◆ SET EXERCISE: Every line of the listing must be reproduced as it stands. Leave the images behind.

◆ SUPPLIED INFORMATION:
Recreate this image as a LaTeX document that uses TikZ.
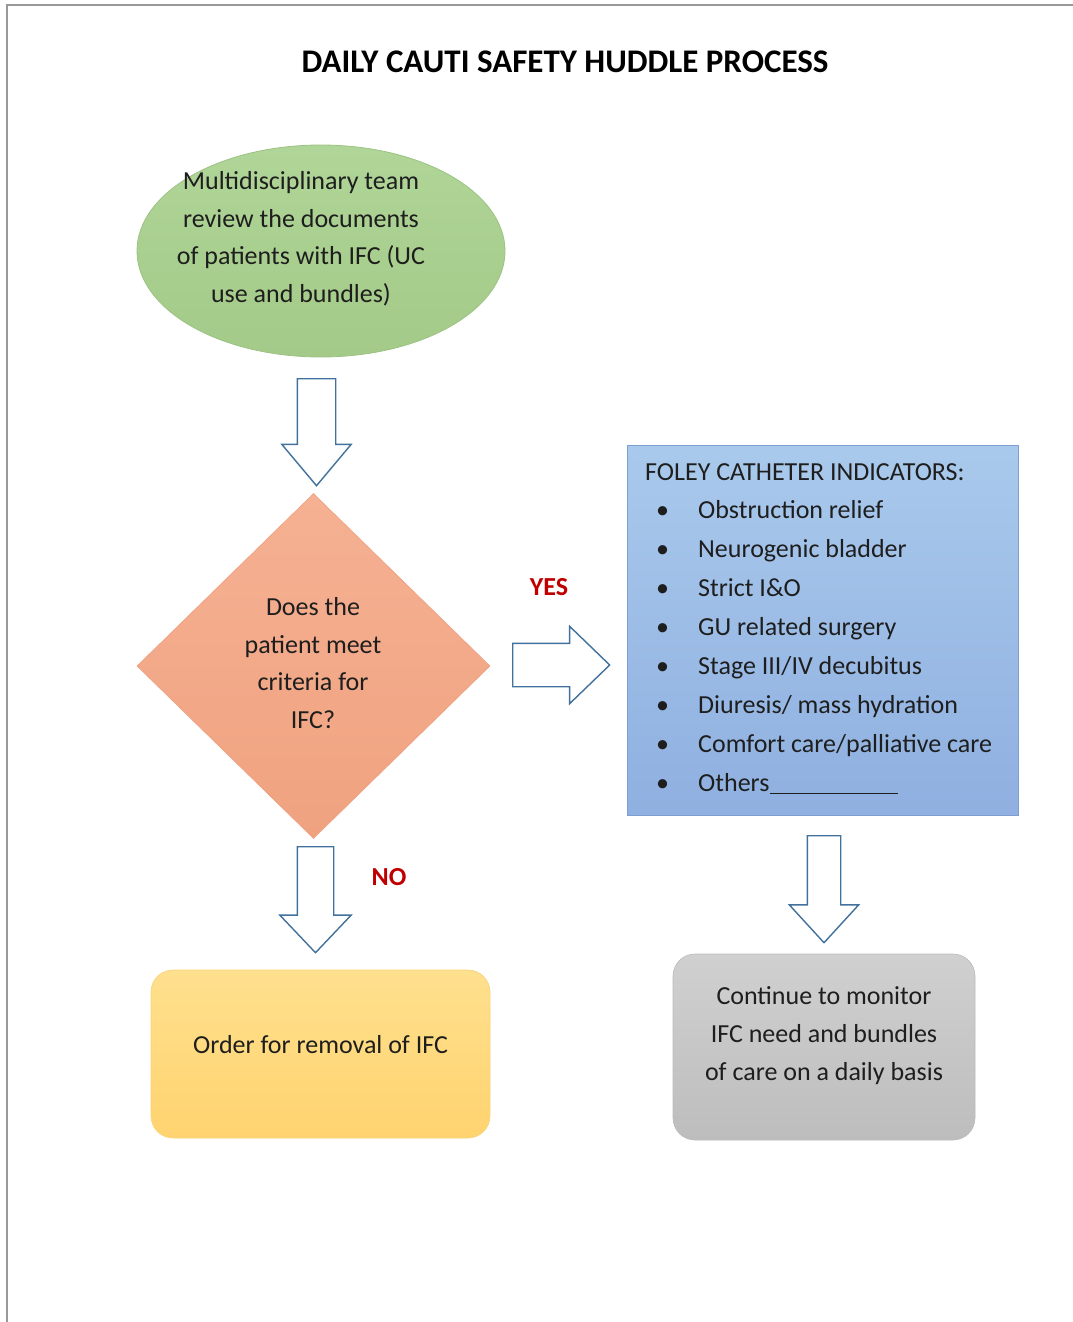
\documentclass[tikz,border=0pt]{standalone}
\usepackage{fontspec}
\setmainfont{Carlito}
\usetikzlibrary{shapes.geometric,shapes.arrows}
\definecolor{txt}{HTML}{1E1E1E}
\definecolor{arrowline}{HTML}{41719C}
\definecolor{redtxt}{HTML}{C00000}
\definecolor{greenA}{HTML}{B0D598}
\definecolor{greenB}{HTML}{A3CA88}
\definecolor{greenD}{HTML}{9CC283}
\definecolor{salA}{HTML}{F5B193}
\definecolor{salB}{HTML}{F0A27F}
\definecolor{salD}{HTML}{EE9F80}
\definecolor{blueA}{HTML}{A9C9EC}
\definecolor{blueB}{HTML}{8FB0E0}
\definecolor{blueD}{HTML}{7C9FD0}
\definecolor{orA}{HTML}{FFE08E}
\definecolor{orB}{HTML}{FFD36F}
\definecolor{orD}{HTML}{F8D37A}
\definecolor{grA}{HTML}{D0D0D0}
\definecolor{grB}{HTML}{BDBDBD}
\definecolor{grD}{HTML}{BBBBBB}
\begin{document}
\begin{tikzpicture}[x=1pt,y=-1pt,
  body/.style={font=\fontsize{26}{37.5}\selectfont, text=txt, align=center, inner sep=0pt},
  blockarrow/.style={single arrow, draw=arrowline, fill=white, line width=1.4pt,
    single arrow head indent=0pt, inner xsep=0pt, text height=0pt, text depth=0pt},
  flag/.style={font=\bfseries\fontsize{26}{30}\selectfont, text=redtxt, inner sep=0pt}]
\useasboundingbox (0,0) rectangle (1073,1322);
% frame
\draw[draw=black!40, line width=2pt] (7,1322) -- (7,5) -- (1073,5);
% title
\node[font=\bfseries\fontsize{33}{36}\selectfont, text=black, inner sep=0pt] (title) at (565,62) {DAILY CAUTI SAFETY HUDDLE PROCESS};
% start ellipse
\node[ellipse, minimum width=368pt, minimum height=212pt, inner sep=0pt,
  top color=greenA, bottom color=greenB, draw=greenD, line width=0.8pt] (start) at (321,251) {};
\node[body] (starttext) at (301,239) {Multidisciplinary team\\review the documents\\of patients with IFC (UC\\use and bundles)};
% arrow 1
\node[blockarrow, rotate=-90, anchor=tail, minimum height=107pt, inner ysep=18.5pt,
  single arrow head extend=15.5pt, single arrow tip angle=80] (a1) at (316.5,378) {};
% decision diamond
\node[diamond, minimum width=353pt, minimum height=345pt, inner sep=0pt,
  top color=salA, bottom color=salB, draw=salD, line width=0.6pt] (dec) at (313.5,666) {};
\node[body] (dectext) at (313,663) {Does the\\patient meet\\criteria for\\IFC?};
% yes arrow
\node[blockarrow, anchor=tail, minimum height=97pt, inner ysep=21pt,
  single arrow head extend=17pt, single arrow tip angle=88] (a2) at (512,665) {};
\node[flag] (yes) at (549,587) {YES};
% indicators box
\node[rectangle, minimum width=391pt, minimum height=370pt, inner sep=0pt,
  top color=blueA, bottom color=blueB, draw=blueD, line width=0.8pt] (ind) at (822.5,630) {};
\node[body, align=left, anchor=north west, font=\fontsize{26}{38.9}\selectfont] (indtext) at (645,463)
  {FOLEY CATHETER INDICATORS:\\
   \hspace*{11pt}\makebox[42pt][l]{\textbullet}Obstruction relief\\
   \hspace*{11pt}\makebox[42pt][l]{\textbullet}Neurogenic bladder\\
   \hspace*{11pt}\makebox[42pt][l]{\textbullet}Strict I\&O\\
   \hspace*{11pt}\makebox[42pt][l]{\textbullet}GU related surgery\\
   \hspace*{11pt}\makebox[42pt][l]{\textbullet}Stage III/IV decubitus\\
   \hspace*{11pt}\makebox[42pt][l]{\textbullet}Diuresis/ mass hydration\\
   \hspace*{11pt}\makebox[42pt][l]{\textbullet}Comfort care/palliative care\\
   \hspace*{11pt}\makebox[42pt][l]{\textbullet}Others\rule[-3pt]{128pt}{1.2pt}};
% no arrow
\node[blockarrow, rotate=-90, anchor=tail, minimum height=106pt, inner ysep=17.5pt,
  single arrow head extend=17.5pt, single arrow tip angle=87] (a3) at (315.5,846) {};
\node[flag] (no) at (389,877) {NO};
% removal box
\node[rectangle, rounded corners=22pt, minimum width=339pt, minimum height=168pt, inner sep=0pt,
  top color=orA, bottom color=orB, draw=orD, line width=0.6pt] (remove) at (320.5,1054) {};
\node[body] (removetext) at (320.5,1045) {Order for removal of IFC};
% arrow 4
\node[blockarrow, rotate=-90, anchor=tail, minimum height=107pt, inner ysep=16pt,
  single arrow head extend=18pt, single arrow tip angle=85] (a4) at (824,835) {};
% monitor box
\node[rectangle, rounded corners=22pt, minimum width=302pt, minimum height=186pt, inner sep=0pt,
  top color=grA, bottom color=grB, draw=grD, line width=0.6pt] (monitor) at (824,1047) {};
\node[body, font=\fontsize{26}{38}\selectfont] (monitortext) at (824,1036) {Continue to monitor\\IFC need and bundles\\of care on a daily basis};
\end{tikzpicture}
\end{document}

◆ ANSWER:
Recreate this image as a LaTeX document that uses TikZ.
\documentclass[tikz,border=0pt]{standalone}
\usepackage{fontspec}
\setmainfont{Carlito}
\usetikzlibrary{shapes.geometric,shapes.arrows}
\definecolor{txt}{HTML}{1E1E1E}
\definecolor{arrowline}{HTML}{41719C}
\definecolor{redtxt}{HTML}{C00000}
\definecolor{greenA}{HTML}{B0D598}
\definecolor{greenB}{HTML}{A3CA88}
\definecolor{greenD}{HTML}{9CC283}
\definecolor{salA}{HTML}{F5B193}
\definecolor{salB}{HTML}{F0A27F}
\definecolor{salD}{HTML}{EE9F80}
\definecolor{blueA}{HTML}{A9C9EC}
\definecolor{blueB}{HTML}{8FB0E0}
\definecolor{blueD}{HTML}{7C9FD0}
\definecolor{orA}{HTML}{FFE08E}
\definecolor{orB}{HTML}{FFD36F}
\definecolor{orD}{HTML}{F8D37A}
\definecolor{grA}{HTML}{D0D0D0}
\definecolor{grB}{HTML}{BDBDBD}
\definecolor{grD}{HTML}{BBBBBB}
\begin{document}
\begin{tikzpicture}[x=1pt,y=-1pt,
  body/.style={font=\fontsize{26}{37.5}\selectfont, text=txt, align=center, inner sep=0pt},
  blockarrow/.style={single arrow, draw=arrowline, fill=white, line width=1.4pt,
    single arrow head indent=0pt, inner xsep=0pt, text height=0pt, text depth=0pt},
  flag/.style={font=\bfseries\fontsize{26}{30}\selectfont, text=redtxt, inner sep=0pt}]
\useasboundingbox (0,0) rectangle (1073,1322);
% frame
\draw[draw=black!40, line width=2pt] (7,1322) -- (7,5) -- (1073,5);
% title
\node[font=\bfseries\fontsize{33}{36}\selectfont, text=black, inner sep=0pt] (title) at (565,62) {DAILY CAUTI SAFETY HUDDLE PROCESS};
% start ellipse
\node[ellipse, minimum width=368pt, minimum height=212pt, inner sep=0pt,
  top color=greenA, bottom color=greenB, draw=greenD, line width=0.8pt] (start) at (321,251) {};
\node[body] (starttext) at (301,239) {Multidisciplinary team\\review the documents\\of patients with IFC (UC\\use and bundles)};
% arrow 1
\node[blockarrow, rotate=-90, anchor=tail, minimum height=107pt, inner ysep=18.5pt,
  single arrow head extend=15.5pt, single arrow tip angle=80] (a1) at (316.5,378) {};
% decision diamond
\node[diamond, minimum width=353pt, minimum height=345pt, inner sep=0pt,
  top color=salA, bottom color=salB, draw=salD, line width=0.6pt] (dec) at (313.5,666) {};
\node[body] (dectext) at (313,663) {Does the\\patient meet\\criteria for\\IFC?};
% yes arrow
\node[blockarrow, anchor=tail, minimum height=97pt, inner ysep=21pt,
  single arrow head extend=17pt, single arrow tip angle=88] (a2) at (512,665) {};
\node[flag] (yes) at (549,587) {YES};
% indicators box
\node[rectangle, minimum width=391pt, minimum height=370pt, inner sep=0pt,
  top color=blueA, bottom color=blueB, draw=blueD, line width=0.8pt] (ind) at (822.5,630) {};
\node[body, align=left, anchor=north west, font=\fontsize{26}{38.9}\selectfont] (indtext) at (645,463)
  {FOLEY CATHETER INDICATORS:\\
   \hspace*{11pt}\makebox[42pt][l]{\textbullet}Obstruction relief\\
   \hspace*{11pt}\makebox[42pt][l]{\textbullet}Neurogenic bladder\\
   \hspace*{11pt}\makebox[42pt][l]{\textbullet}Strict I\&O\\
   \hspace*{11pt}\makebox[42pt][l]{\textbullet}GU related surgery\\
   \hspace*{11pt}\makebox[42pt][l]{\textbullet}Stage III/IV decubitus\\
   \hspace*{11pt}\makebox[42pt][l]{\textbullet}Diuresis/ mass hydration\\
   \hspace*{11pt}\makebox[42pt][l]{\textbullet}Comfort care/palliative care\\
   \hspace*{11pt}\makebox[42pt][l]{\textbullet}Others\rule[-3pt]{128pt}{1.2pt}};
% no arrow
\node[blockarrow, rotate=-90, anchor=tail, minimum height=106pt, inner ysep=17.5pt,
  single arrow head extend=17.5pt, single arrow tip angle=87] (a3) at (315.5,846) {};
\node[flag] (no) at (389,877) {NO};
% removal box
\node[rectangle, rounded corners=22pt, minimum width=339pt, minimum height=168pt, inner sep=0pt,
  top color=orA, bottom color=orB, draw=orD, line width=0.6pt] (remove) at (320.5,1054) {};
\node[body] (removetext) at (320.5,1045) {Order for removal of IFC};
% arrow 4
\node[blockarrow, rotate=-90, anchor=tail, minimum height=107pt, inner ysep=16pt,
  single arrow head extend=18pt, single arrow tip angle=85] (a4) at (824,835) {};
% monitor box
\node[rectangle, rounded corners=22pt, minimum width=302pt, minimum height=186pt, inner sep=0pt,
  top color=grA, bottom color=grB, draw=grD, line width=0.6pt] (monitor) at (824,1047) {};
\node[body, font=\fontsize{26}{38}\selectfont] (monitortext) at (824,1036) {Continue to monitor\\IFC need and bundles\\of care on a daily basis};
\end{tikzpicture}
\end{document}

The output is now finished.